APR vs interest rate: The APR and interest rate are similar. But, APRs include the interest rate plus any and all fees, giving you a more clear picture of your total cost.
How to calculate APR
Most lenders will advertise the APR they’re offering for a certain product. If not, then here’s how to calculate APR on a credit card or other loan:
APR = (((Interest charges + fees / loan amount) / Number of days in the loan term) x 365) x 100
For example, let’s say you borrow $5,000 with a 10% interest rate, a 5% origination fee and a three-year repayment term. Here’s how you’d calculate the loan’s APR using the above formula:
- Multiply $5,000 by 0.10 and then 3, giving you interest charges of $1,500
- Multiply $5,000 by 0.05, giving you an origination fee of $250
- Divide interest and fees of $1,750 by $5,000, giving you 0.35
- Divide 0.35 by 1095 (the number of days in your loan term), for a result of 0.00031963
- Multiply 0.00031963 by 365, giving you an APR of 0.116666667
- Multiply that by 100 to convert the APR to a percentage of 11.67%
Conversely, you can also use an online personal loan calculator to help understand the interest you’re paying.
What is a good APR rate?
Instead of searching for the lowest APR, it’s better to examine all factors of a loan together like the type of interest, total fees, and loan length.
APRs can sometimes be misleading by themselves. However, you can use the following benchmarks to understand the standard rates for different types of financial products:
- 20 to 30%: Credit cards
- 10 to 20%: Personal loans
- 10 to 15%: Auto loans
- <8%: Mortgages
Many credit cards will offer introductory rates of 0% which can help you avoid paying interest while you pay down debt. However, be wary that your rate will increase once the introductory period ends.
What Is APR? Now You Know!
Thank you so much for reading!
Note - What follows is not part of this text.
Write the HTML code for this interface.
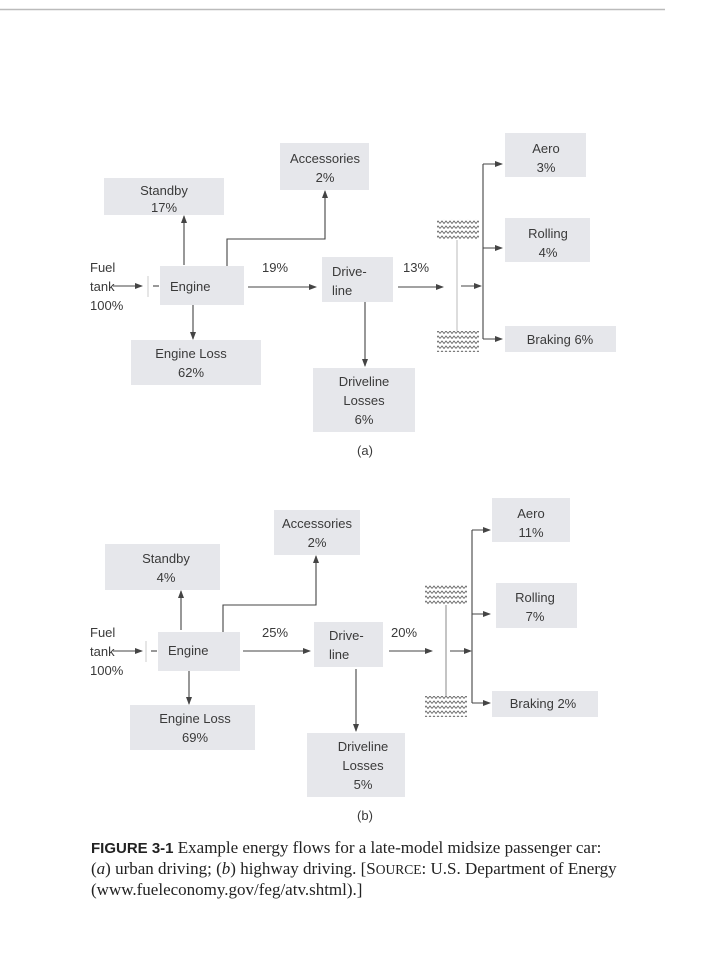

We hope that you’ve found this article valuable in understanding what an APR is. With this information, you’ll be well-equipped to secure an attractive rate on your next credit card, personal loan, or mortgage.
FAQs
What is the relationship between APR and the true cost of credit?
The APR (Annual Percentage Rate) represents the total cost of borrowing over a year, including interest, certain fees, and the compounding schedule. In general, the higher the APR the higher the true cost of credit and vice versa.
Is a lower APR always better?
Not necessarily. Low APRs can sometimes be misleading which is why you should always consider factors like fees, the type of APR, and the loan term before making a decision.
What is the best APR for a credit card?
This depends on your financial goals and needs. Some credit cards offer 0% introductory rates while others prioritize rewards. Read on to learn more about the top credit cards of 2025.
How does an APR for mortgages differ from a more traditional interest rate?
A mortgage APR includes the interest rate plus additional costs like origination fees, discount points, and lender fees. In comparison, the interest rate only reflects the cost of borrowing the principal, excluding fees.
What is a good APR for a used car?
By itself, the APR does not offer enough information to know whether you are getting a good deal. In addition to the APR, the Consumer Financial Protection Bureau recommends weighing the total loan amount, length of the loan, and monthly payment. Learn how to calculate APR on a car loan.
Does APR affect my monthly payments?
Yes, APR indirectly affects your monthly payments because it includes both the interest rate and certain fees, which impact the total cost of borrowing.
How is APR calculated on a credit card balance?
APR on a credit card balance is calculated using the daily periodic rate (DPR), which determines how much interest accrues each day.